The case of the island of Diego Garcia: Territory without International Law, people without rights
DOI:
https://doi.org/10.36151/Keywords:
Chagos Islands, colonialism, militarization, human rights, law of the sea, marine protected areasAbstract
This article discusses the case of the island of Diego Garcia and, more generally, the Chagos Archipelago islands. Placed under British administration as part of the autonomous territory of Mauritius, the archipelago was removed illegally from the rest of the colony and its inhabitants expelled from the 1966 agreement by which Britain ceded the island of Diego Garcia to the construction of a huge US military base in the Indian Ocean. The struggle of the Chagossians to obtain fair compensation and the right to return home has been brought before the courts of the United Kingdom, the United States and even to the European Court of Human Rights, without success. The establishment by the United Kingdom of a protected maritime area in 2010, actually aimed at securing the ancient inhabitants of the islands would never return.

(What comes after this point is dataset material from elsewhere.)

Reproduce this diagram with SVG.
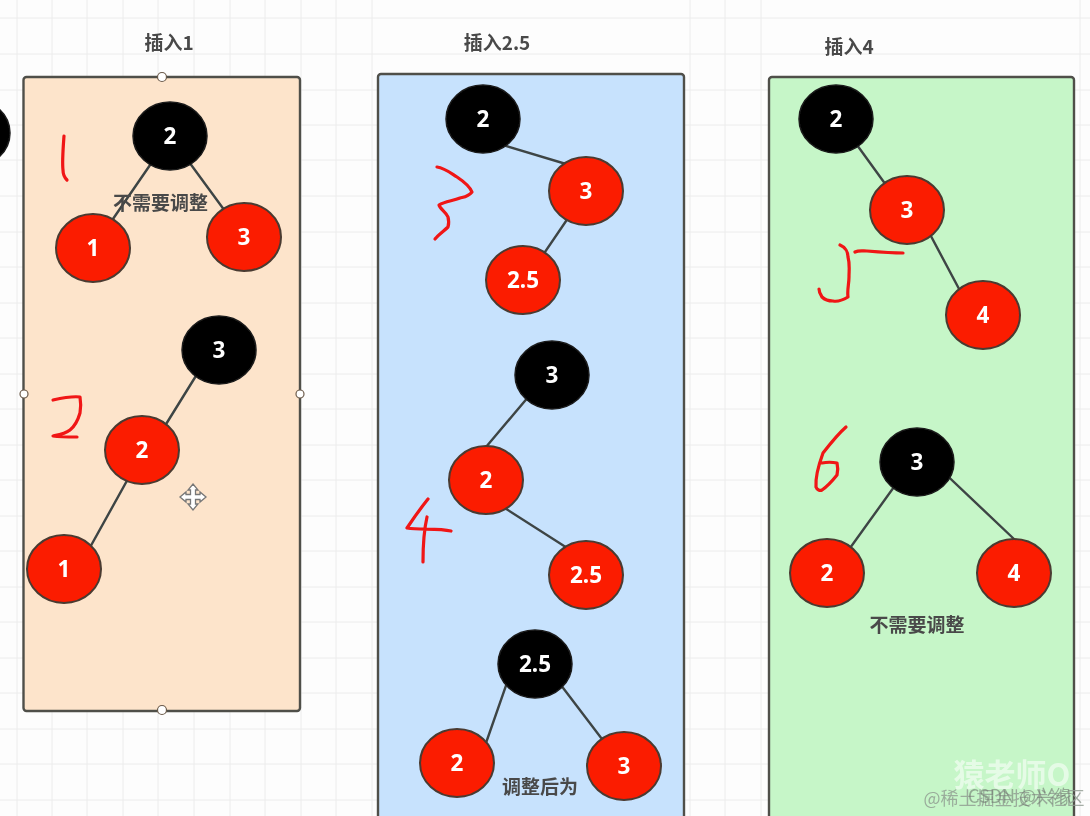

This fact, which entailed the elimination of the traditional rights of Mauritian fishermen, triggered the response of Mauritius, which initiated arbitral proceedings in the framework of the United Nations Convention on the Law of the Sea, where it has achieved a partial legal victory. Fifty years after the agreement between the United Kingdom and the United States, a window of hope seems to open for the victims of this nightmare, revealing the difficulty of the exercise of genuine access to justice in current international law.